▸ **Brief**: Out of the lines in this data, how many include "draw"? Give the number and nothing else.

▸ **Rows**:
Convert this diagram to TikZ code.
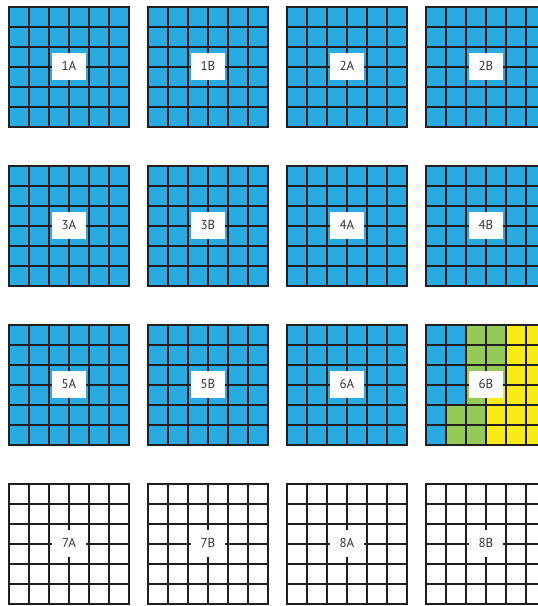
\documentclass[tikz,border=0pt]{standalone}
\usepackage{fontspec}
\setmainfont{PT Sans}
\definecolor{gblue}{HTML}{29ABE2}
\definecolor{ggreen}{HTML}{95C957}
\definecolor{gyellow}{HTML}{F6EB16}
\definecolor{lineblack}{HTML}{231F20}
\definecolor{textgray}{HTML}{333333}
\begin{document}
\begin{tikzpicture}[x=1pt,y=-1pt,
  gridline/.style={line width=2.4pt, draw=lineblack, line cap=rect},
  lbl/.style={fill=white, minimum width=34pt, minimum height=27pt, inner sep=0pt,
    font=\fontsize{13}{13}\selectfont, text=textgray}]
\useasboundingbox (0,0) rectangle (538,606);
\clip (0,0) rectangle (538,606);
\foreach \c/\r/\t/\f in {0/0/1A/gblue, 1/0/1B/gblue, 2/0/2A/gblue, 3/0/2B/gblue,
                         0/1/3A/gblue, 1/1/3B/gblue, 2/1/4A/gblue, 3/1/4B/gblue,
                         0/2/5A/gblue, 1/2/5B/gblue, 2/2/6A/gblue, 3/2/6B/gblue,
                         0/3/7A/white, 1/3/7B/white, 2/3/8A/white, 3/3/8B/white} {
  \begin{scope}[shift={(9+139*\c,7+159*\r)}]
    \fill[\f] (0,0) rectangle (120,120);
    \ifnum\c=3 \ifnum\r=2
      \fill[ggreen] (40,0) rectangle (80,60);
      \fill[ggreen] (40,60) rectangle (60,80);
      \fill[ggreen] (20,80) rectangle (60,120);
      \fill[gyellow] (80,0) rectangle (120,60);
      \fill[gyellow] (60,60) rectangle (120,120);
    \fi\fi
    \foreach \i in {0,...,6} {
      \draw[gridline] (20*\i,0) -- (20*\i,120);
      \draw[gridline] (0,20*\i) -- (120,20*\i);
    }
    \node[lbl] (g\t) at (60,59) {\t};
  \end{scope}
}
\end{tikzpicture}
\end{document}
* * *
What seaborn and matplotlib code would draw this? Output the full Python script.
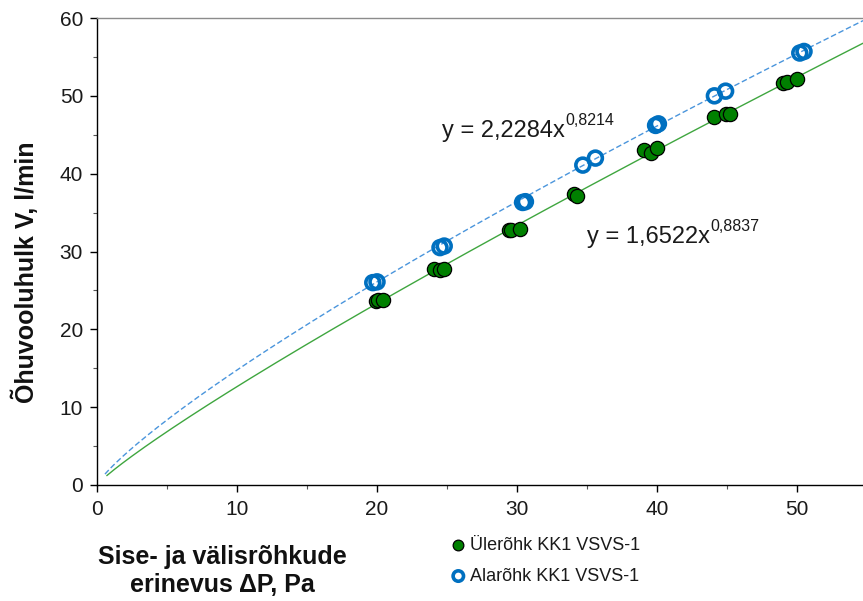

▸ **Task result**: 4